The drama of the tale is especially quaint. There he sat, minding his own business and, seemingly uninvited, someone whom, of course, he cannot see, spreads mud on his face. Having been made dirty, he is told to go to the Pool of Siloam to wash. We aren’t told if he expected the result of the action. We can imagine his posture at the side of the pool. He may have knelt on the pavement with his stick by his side. He might have been bent over the water as he splashed it up onto his face, rubbing a little to loosen the mud as it dried. As it flaked away, bits would have fallen into the pool and dissolved into the water. His eyes opened. Perhaps, the first thing he saw in his life was his own reflection in the waters of the pool as it rippled from his disturbance of the water. He, “came back able to see.” And, then, a life spent in simple darkness became very complex. All of a sudden he was an interesting person.
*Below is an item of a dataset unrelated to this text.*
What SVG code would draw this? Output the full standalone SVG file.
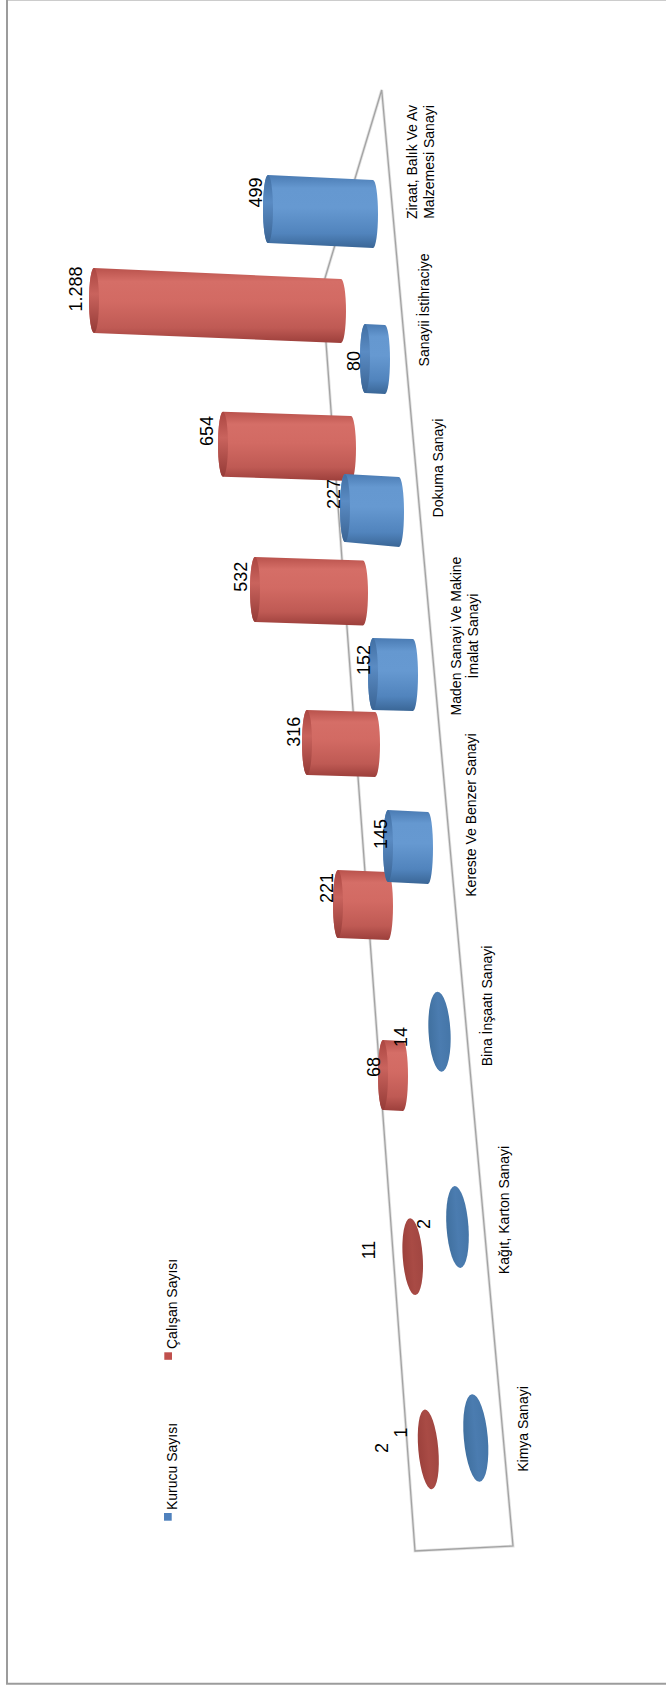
<svg xmlns="http://www.w3.org/2000/svg" width="666" height="1686" viewBox="0 0 666 1686">
<defs>
<style>
.cat{font-family:"Liberation Sans",Arial,sans-serif;font-size:14px;fill:#000}
.val{font-family:"Liberation Sans",Arial,sans-serif;font-size:18px;fill:#000}
.red{fill:url(#gR)}
.blue{fill:url(#gB)}
.redcap{fill:url(#gRc)}
.bluecap{fill:url(#gBc)}
.floor{fill:none;stroke:#a3a3a3;stroke-width:1.3;stroke-linejoin:miter}
.floorglow{fill:none;stroke:#e2e2e2;stroke-width:3}
</style>
<linearGradient id="gB" x1="0" y1="0" x2="0" y2="1">
<stop offset="0" stop-color="#4a7bb3"/>
<stop offset="0.18" stop-color="#6598d0"/>
<stop offset="0.45" stop-color="#6699d1"/>
<stop offset="0.8" stop-color="#5184bd"/>
<stop offset="1" stop-color="#3a6696"/>
</linearGradient>
<linearGradient id="gR" x1="0" y1="0" x2="0" y2="1">
<stop offset="0" stop-color="#b9524c"/>
<stop offset="0.18" stop-color="#d56e67"/>
<stop offset="0.45" stop-color="#d26a63"/>
<stop offset="0.8" stop-color="#bf5a54"/>
<stop offset="1" stop-color="#9c3f3b"/>
</linearGradient>
<linearGradient id="gBc" x1="0" y1="0" x2="0" y2="1">
<stop offset="0" stop-color="#416fa3"/>
<stop offset="0.4" stop-color="#5a8bc3"/>
<stop offset="1" stop-color="#3a6494"/>
</linearGradient>
<linearGradient id="gRc" x1="0" y1="0" x2="0" y2="1">
<stop offset="0" stop-color="#ab4641"/>
<stop offset="0.4" stop-color="#c9635d"/>
<stop offset="1" stop-color="#953b37"/>
</linearGradient>
<linearGradient id="gBd" x1="0" y1="0" x2="1" y2="0">
<stop offset="0" stop-color="#40709f"/>
<stop offset="0.5" stop-color="#4b7cb0"/>
<stop offset="1" stop-color="#4576a8"/>
</linearGradient>
<linearGradient id="gRd" x1="0" y1="0" x2="1" y2="0">
<stop offset="0" stop-color="#9c413c"/>
<stop offset="0.5" stop-color="#a94b45"/>
<stop offset="1" stop-color="#a14641"/>
</linearGradient>
</defs>
<rect x="0" y="0" width="666" height="1686" fill="#ffffff"/>
<g id="frame">
<line x1="7" y1="0.5" x2="666" y2="0.5" stroke="#cccccc" stroke-width="1"/>
<line x1="7" y1="0" x2="7" y2="1684" stroke="#9c9c9c" stroke-width="2"/>
<line x1="6" y1="1683.7" x2="666" y2="1683.7" stroke="#9c9c9c" stroke-width="2"/>
</g>
<g id="floor">
<polygon class="floorglow" points="381.7,90 322,288 415,1551 513,1546"/>
<polygon class="floor" points="381.7,90 322,288 415,1551 513,1546"/>
</g>
<g id="bars-calisan">
<g id="bar-r1288"><path class="red" d="M94,268 L341,279 A5,32 0 0 1 341,343 L94,333 A5,32.5 0 0 1 94,268 Z"/><ellipse class="redcap" cx="94" cy="300.5" rx="5" ry="32.5"/></g>
<g id="bar-r654"><path class="red" d="M223,411.7 L351,416 A5,32.5 0 0 1 351,481 L223,476.7 A5,32.5 0 0 1 223,411.7 Z"/><ellipse class="redcap" cx="223" cy="444.2" rx="5" ry="32.5"/></g>
<g id="bar-r532"><path class="red" d="M255,557 L363,560.5 A5,32.5 0 0 1 363,625.5 L255,622 A5,32.5 0 0 1 255,557 Z"/><ellipse class="redcap" cx="255" cy="589.5" rx="5" ry="32.5"/></g>
<g id="bar-r316"><path class="red" d="M307,710 L375,712 A5,32.5 0 0 1 375,777 L307,775 A5,32.5 0 0 1 307,710 Z"/><ellipse class="redcap" cx="307" cy="742.5" rx="5" ry="32.5"/></g>
<g id="bar-r221"><path class="red" d="M338,870 L388,872 A5,34 0 0 1 388,940 L338,938 A5,34 0 0 1 338,870 Z"/><ellipse class="redcap" cx="338" cy="904" rx="5" ry="34"/></g>
<g id="bar-r68"><path class="red" d="M383,1040 L403,1041 A5,35 0 0 1 403,1111 L383,1110 A5,35 0 0 1 383,1040 Z"/><ellipse class="redcap" cx="383" cy="1075" rx="5" ry="35"/></g>
<g id="bar-r11"><ellipse cx="412.7" cy="1256.7" rx="10" ry="38.5" fill="url(#gRd)" transform="rotate(-4 412.7 1256.7)"/></g>
<g id="bar-r2"><ellipse cx="428.3" cy="1449.3" rx="10" ry="40" fill="url(#gRd)" transform="rotate(-5 428.3 1449.3)"/></g>
</g>
<g id="bars-kurucu">
<g id="bar-b499"><path class="blue" d="M268,175 L373,180 A5,34 0 0 1 373,248 L268,243 A5,34 0 0 1 268,175 Z"/><ellipse class="bluecap" cx="268" cy="209" rx="5" ry="34"/></g>
<g id="bar-b80"><path class="blue" d="M365,324 L385,325 A5,34.5 0 0 1 385,394 L365,393 A5,34.5 0 0 1 365,324 Z"/><ellipse class="bluecap" cx="365" cy="358.5" rx="5" ry="34.5"/></g>
<g id="bar-b227"><path class="blue" d="M345,474 L399,477 A5,35 0 0 1 399,547 L345,542 A5,34 0 0 1 345,474 Z"/><ellipse class="bluecap" cx="345" cy="508" rx="5" ry="34"/></g>
<g id="bar-b152"><path class="blue" d="M373,638 L413,639 A5,36 0 0 1 413,711 L373,710 A5,36 0 0 1 373,638 Z"/><ellipse class="bluecap" cx="373" cy="674" rx="5" ry="36"/></g>
<g id="bar-b145"><path class="blue" d="M388,810 L428,812 A5,36 0 0 1 428,884 L388,882 A5,36 0 0 1 388,810 Z"/><ellipse class="bluecap" cx="388" cy="846" rx="5" ry="36"/></g>
<g id="bar-b14"><ellipse cx="439.5" cy="1031.7" rx="11" ry="40" fill="url(#gBd)" transform="rotate(-3 439.5 1031.7)"/></g>
<g id="bar-b2"><ellipse cx="457.5" cy="1227" rx="11" ry="41" fill="url(#gBd)" transform="rotate(-4 457.5 1227)"/></g>
<g id="bar-b1"><ellipse cx="475.8" cy="1438" rx="12" ry="44" fill="url(#gBd)" transform="rotate(-5 475.8 1438)"/></g>
</g>
<g id="value-labels" text-anchor="middle">
<text class="val" transform="translate(261.7,192.5) rotate(-90)">499</text>
<text class="val" transform="translate(81.7,289) rotate(-90)">1.288</text>
<text class="val" transform="translate(360,361) rotate(-90)">80</text>
<text class="val" transform="translate(213.3,431) rotate(-90)">654</text>
<text class="val" transform="translate(340,494) rotate(-90)">227</text>
<text class="val" transform="translate(246.7,576.7) rotate(-90)">532</text>
<text class="val" transform="translate(370,660) rotate(-90)">152</text>
<text class="val" transform="translate(300,731.7) rotate(-90)">316</text>
<text class="val" transform="translate(386.7,834) rotate(-90)">145</text>
<text class="val" transform="translate(333.3,888) rotate(-90)">221</text>
<text class="val" transform="translate(406.7,1037) rotate(-90)">14</text>
<text class="val" transform="translate(380,1067) rotate(-90)">68</text>
<text class="val" transform="translate(375,1250) rotate(-90)">11</text>
<text class="val" transform="translate(430,1224) rotate(-90)">2</text>
<text class="val" transform="translate(406.7,1432.5) rotate(-90)">1</text>
<text class="val" transform="translate(388.3,1448) rotate(-90)">2</text>
</g>
<g id="category-labels" text-anchor="middle">
<text class="cat" transform="translate(416.7,162) rotate(-90)">Ziraat, Balık Ve Av</text>
<text class="cat" transform="translate(434,162) rotate(-90)">Malzemesi Sanayi</text>
<text class="cat" transform="translate(429.3,310) rotate(-90)">Sanayii İstihraciye</text>
<text class="cat" transform="translate(443,468) rotate(-90)">Dokuma Sanayi</text>
<text class="cat" transform="translate(461,636) rotate(-90)">Maden Sanayi Ve Makine</text>
<text class="cat" transform="translate(477.7,636) rotate(-90)">İmalat Sanayi</text>
<text class="cat" transform="translate(476,815) rotate(-90)">Kereste Ve Benzer Sanayi</text>
<text class="cat" transform="translate(492.3,1006) rotate(-90)">Bina İnşaatı Sanayi</text>
<text class="cat" transform="translate(509.3,1210) rotate(-90)">Kağıt, Karton Sanayi</text>
<text class="cat" transform="translate(528,1429) rotate(-90)">Kimya Sanayi</text>
</g>
<g id="legend">
<g id="legend-kurucu"><rect x="164" y="1513" width="7.7" height="7.7" fill="#4f81bd"/><text class="cat" transform="translate(176.5,1510) rotate(-90)">Kurucu Sayısı</text></g>
<g id="legend-calisan"><rect x="164.3" y="1352.3" width="7.7" height="7.5" fill="#c0504d"/><text class="cat" transform="translate(176.5,1349) rotate(-90)">Çalışan Sayısı</text></g>
</g>
</svg>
We are not told who took the sighted man to the Pharisees, but, some busy body thought the Pharisees ought to know, what with the healing being on the Sabbath and all. There was no awe. There was no glory given and no Thanksgivings. There was only questioning and accusations. The sighted man found himself defending the giver of the gift to upholders of the law whose hearts were closed. The focus was on the doer of the miracle, who he was, and the source of his power. The sighted man’s frustration is palpable. “Here is an astonishing thing.” He did not back down from the intense interrogation.

We are not told about the time taken up by this story. We don’t know if a few hours passed between the healing and the next encounter with the healer. There was time for the news to travel through the city streets. The sighted man is driven from the synagogue. Jesus hears about it and comes searching,…”and, when he found him, he said,’Do you believe in the Son of Man?'” The revelation is now complete with the answer, “Lord, I believe.” The relationship of the Son of Man and the man newly sighted is profoundly personal. The healing set the healed apart from the crowd, from the synagogue, and, even from his parents. But, he had all that he needed and, “he worshipped him.” God incarnate had revealed love and mercy and peace.

We live within that incarnation and there are moments in our frenetic lives when that same love and mercy and peace break through. Michaelangelo spoke of the art of sculpture as the removal of the marble, chip by chip, which encloses the form already residing within the stone. We, too, are encased by stone made up of sins large and small, of commission and omission. God has given us the grace through Christ to chisel away the impurities and the season of Lent as a time marked to search for the true self which lives within the stone. “Sleeper, awake!” Blind man, see! Hannah, be glad!

Hannah is touched by God and goes home to a meal with her husband. A man born blind is cured and accepts the miracle with the simplicity of a faith which does not question. A child is able to pray for mercy for a brother who caught the large fish which lies on a platter in the middle of the supper table and who, therefore, is guilty of murder. A child wiggles through all of the readings in the darkened church during an Easter Vigil. And, then, the altar bells ring, the glorias are sung, there is illumination, and the child cries out, “JESUS IS BACK.” “You don’t need to leave the light on tonight, mother. God can find me in the dark.” “Why does God have his own house? Can’t we take him home with us?”

Lord, make us ever mindful of your presence. Fill our emptiness as you did that of Hannah.. Give us the grace to have hearts illumined as are the hearts of children. Strengthen us to live as children of the light with a new vision. Let that vision see your presence in all the moments of our lives. Let not the stone be hard, nor, found hollow. And, then, at the end of life, grant us the final, glorious revelation. Amen.